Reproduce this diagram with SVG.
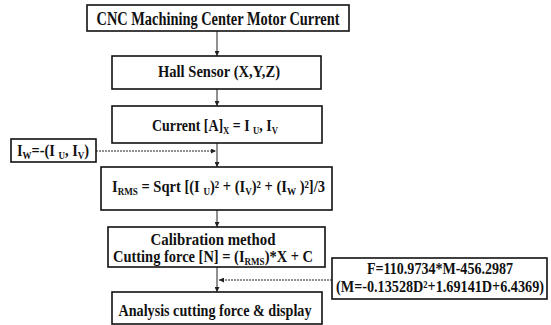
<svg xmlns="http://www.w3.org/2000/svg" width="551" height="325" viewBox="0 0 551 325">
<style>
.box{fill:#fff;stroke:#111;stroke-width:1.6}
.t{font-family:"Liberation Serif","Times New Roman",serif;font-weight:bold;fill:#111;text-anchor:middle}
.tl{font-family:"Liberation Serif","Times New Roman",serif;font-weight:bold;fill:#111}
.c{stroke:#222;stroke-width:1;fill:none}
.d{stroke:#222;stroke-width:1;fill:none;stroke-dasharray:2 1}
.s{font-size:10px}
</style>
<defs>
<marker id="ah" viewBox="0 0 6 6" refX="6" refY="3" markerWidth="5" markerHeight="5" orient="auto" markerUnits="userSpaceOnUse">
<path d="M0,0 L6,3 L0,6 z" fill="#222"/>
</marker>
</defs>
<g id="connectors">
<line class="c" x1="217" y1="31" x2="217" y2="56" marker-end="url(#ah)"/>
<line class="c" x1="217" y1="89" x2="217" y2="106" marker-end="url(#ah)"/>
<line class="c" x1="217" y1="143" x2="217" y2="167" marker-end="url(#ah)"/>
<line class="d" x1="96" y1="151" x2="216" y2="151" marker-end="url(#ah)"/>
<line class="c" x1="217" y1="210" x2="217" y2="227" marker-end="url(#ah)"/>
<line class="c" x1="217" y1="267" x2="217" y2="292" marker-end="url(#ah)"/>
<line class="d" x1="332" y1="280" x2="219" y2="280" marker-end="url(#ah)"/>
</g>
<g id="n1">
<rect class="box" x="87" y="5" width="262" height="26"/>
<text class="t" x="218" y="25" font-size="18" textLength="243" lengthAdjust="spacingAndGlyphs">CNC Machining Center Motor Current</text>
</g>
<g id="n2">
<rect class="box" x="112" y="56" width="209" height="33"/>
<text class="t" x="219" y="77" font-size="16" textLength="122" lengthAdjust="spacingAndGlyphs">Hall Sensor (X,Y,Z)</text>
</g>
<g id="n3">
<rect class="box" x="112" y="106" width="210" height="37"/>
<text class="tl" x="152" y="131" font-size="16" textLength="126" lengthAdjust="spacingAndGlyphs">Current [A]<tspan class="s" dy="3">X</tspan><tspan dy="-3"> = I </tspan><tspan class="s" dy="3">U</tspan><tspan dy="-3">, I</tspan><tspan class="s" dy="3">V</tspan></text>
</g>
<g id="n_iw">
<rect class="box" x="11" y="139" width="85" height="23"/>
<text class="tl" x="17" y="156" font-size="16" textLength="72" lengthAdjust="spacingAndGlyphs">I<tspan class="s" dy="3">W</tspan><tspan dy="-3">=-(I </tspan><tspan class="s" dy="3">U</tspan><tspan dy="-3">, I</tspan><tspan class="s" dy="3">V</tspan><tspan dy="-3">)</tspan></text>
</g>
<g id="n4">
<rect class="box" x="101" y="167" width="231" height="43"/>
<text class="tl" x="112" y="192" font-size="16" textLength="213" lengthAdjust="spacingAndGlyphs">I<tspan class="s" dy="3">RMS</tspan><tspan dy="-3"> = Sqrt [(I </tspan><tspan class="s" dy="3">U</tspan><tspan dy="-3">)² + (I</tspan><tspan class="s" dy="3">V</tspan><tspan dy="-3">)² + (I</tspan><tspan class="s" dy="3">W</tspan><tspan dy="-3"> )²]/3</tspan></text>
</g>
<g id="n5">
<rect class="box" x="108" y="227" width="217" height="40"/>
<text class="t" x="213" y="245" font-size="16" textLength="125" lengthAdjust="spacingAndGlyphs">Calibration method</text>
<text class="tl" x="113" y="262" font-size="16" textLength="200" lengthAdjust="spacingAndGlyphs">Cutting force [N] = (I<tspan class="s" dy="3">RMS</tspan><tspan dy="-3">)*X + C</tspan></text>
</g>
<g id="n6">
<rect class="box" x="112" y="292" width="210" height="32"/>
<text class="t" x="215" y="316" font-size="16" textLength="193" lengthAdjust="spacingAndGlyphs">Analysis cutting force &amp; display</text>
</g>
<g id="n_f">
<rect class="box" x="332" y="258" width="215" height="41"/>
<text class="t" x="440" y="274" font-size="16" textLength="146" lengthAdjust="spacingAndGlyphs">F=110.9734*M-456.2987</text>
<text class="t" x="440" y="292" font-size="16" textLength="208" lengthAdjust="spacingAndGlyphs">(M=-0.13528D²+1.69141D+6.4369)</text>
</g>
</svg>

**What the exercise asks**
Print the complete listing exactly, apart from any pictures.

**Completed task**
Reproduce this diagram with SVG.
<svg xmlns="http://www.w3.org/2000/svg" width="551" height="325" viewBox="0 0 551 325">
<style>
.box{fill:#fff;stroke:#111;stroke-width:1.6}
.t{font-family:"Liberation Serif","Times New Roman",serif;font-weight:bold;fill:#111;text-anchor:middle}
.tl{font-family:"Liberation Serif","Times New Roman",serif;font-weight:bold;fill:#111}
.c{stroke:#222;stroke-width:1;fill:none}
.d{stroke:#222;stroke-width:1;fill:none;stroke-dasharray:2 1}
.s{font-size:10px}
</style>
<defs>
<marker id="ah" viewBox="0 0 6 6" refX="6" refY="3" markerWidth="5" markerHeight="5" orient="auto" markerUnits="userSpaceOnUse">
<path d="M0,0 L6,3 L0,6 z" fill="#222"/>
</marker>
</defs>
<g id="connectors">
<line class="c" x1="217" y1="31" x2="217" y2="56" marker-end="url(#ah)"/>
<line class="c" x1="217" y1="89" x2="217" y2="106" marker-end="url(#ah)"/>
<line class="c" x1="217" y1="143" x2="217" y2="167" marker-end="url(#ah)"/>
<line class="d" x1="96" y1="151" x2="216" y2="151" marker-end="url(#ah)"/>
<line class="c" x1="217" y1="210" x2="217" y2="227" marker-end="url(#ah)"/>
<line class="c" x1="217" y1="267" x2="217" y2="292" marker-end="url(#ah)"/>
<line class="d" x1="332" y1="280" x2="219" y2="280" marker-end="url(#ah)"/>
</g>
<g id="n1">
<rect class="box" x="87" y="5" width="262" height="26"/>
<text class="t" x="218" y="25" font-size="18" textLength="243" lengthAdjust="spacingAndGlyphs">CNC Machining Center Motor Current</text>
</g>
<g id="n2">
<rect class="box" x="112" y="56" width="209" height="33"/>
<text class="t" x="219" y="77" font-size="16" textLength="122" lengthAdjust="spacingAndGlyphs">Hall Sensor (X,Y,Z)</text>
</g>
<g id="n3">
<rect class="box" x="112" y="106" width="210" height="37"/>
<text class="tl" x="152" y="131" font-size="16" textLength="126" lengthAdjust="spacingAndGlyphs">Current [A]<tspan class="s" dy="3">X</tspan><tspan dy="-3"> = I </tspan><tspan class="s" dy="3">U</tspan><tspan dy="-3">, I</tspan><tspan class="s" dy="3">V</tspan></text>
</g>
<g id="n_iw">
<rect class="box" x="11" y="139" width="85" height="23"/>
<text class="tl" x="17" y="156" font-size="16" textLength="72" lengthAdjust="spacingAndGlyphs">I<tspan class="s" dy="3">W</tspan><tspan dy="-3">=-(I </tspan><tspan class="s" dy="3">U</tspan><tspan dy="-3">, I</tspan><tspan class="s" dy="3">V</tspan><tspan dy="-3">)</tspan></text>
</g>
<g id="n4">
<rect class="box" x="101" y="167" width="231" height="43"/>
<text class="tl" x="112" y="192" font-size="16" textLength="213" lengthAdjust="spacingAndGlyphs">I<tspan class="s" dy="3">RMS</tspan><tspan dy="-3"> = Sqrt [(I </tspan><tspan class="s" dy="3">U</tspan><tspan dy="-3">)² + (I</tspan><tspan class="s" dy="3">V</tspan><tspan dy="-3">)² + (I</tspan><tspan class="s" dy="3">W</tspan><tspan dy="-3"> )²]/3</tspan></text>
</g>
<g id="n5">
<rect class="box" x="108" y="227" width="217" height="40"/>
<text class="t" x="213" y="245" font-size="16" textLength="125" lengthAdjust="spacingAndGlyphs">Calibration method</text>
<text class="tl" x="113" y="262" font-size="16" textLength="200" lengthAdjust="spacingAndGlyphs">Cutting force [N] = (I<tspan class="s" dy="3">RMS</tspan><tspan dy="-3">)*X + C</tspan></text>
</g>
<g id="n6">
<rect class="box" x="112" y="292" width="210" height="32"/>
<text class="t" x="215" y="316" font-size="16" textLength="193" lengthAdjust="spacingAndGlyphs">Analysis cutting force &amp; display</text>
</g>
<g id="n_f">
<rect class="box" x="332" y="258" width="215" height="41"/>
<text class="t" x="440" y="274" font-size="16" textLength="146" lengthAdjust="spacingAndGlyphs">F=110.9734*M-456.2987</text>
<text class="t" x="440" y="292" font-size="16" textLength="208" lengthAdjust="spacingAndGlyphs">(M=-0.13528D²+1.69141D+6.4369)</text>
</g>
</svg>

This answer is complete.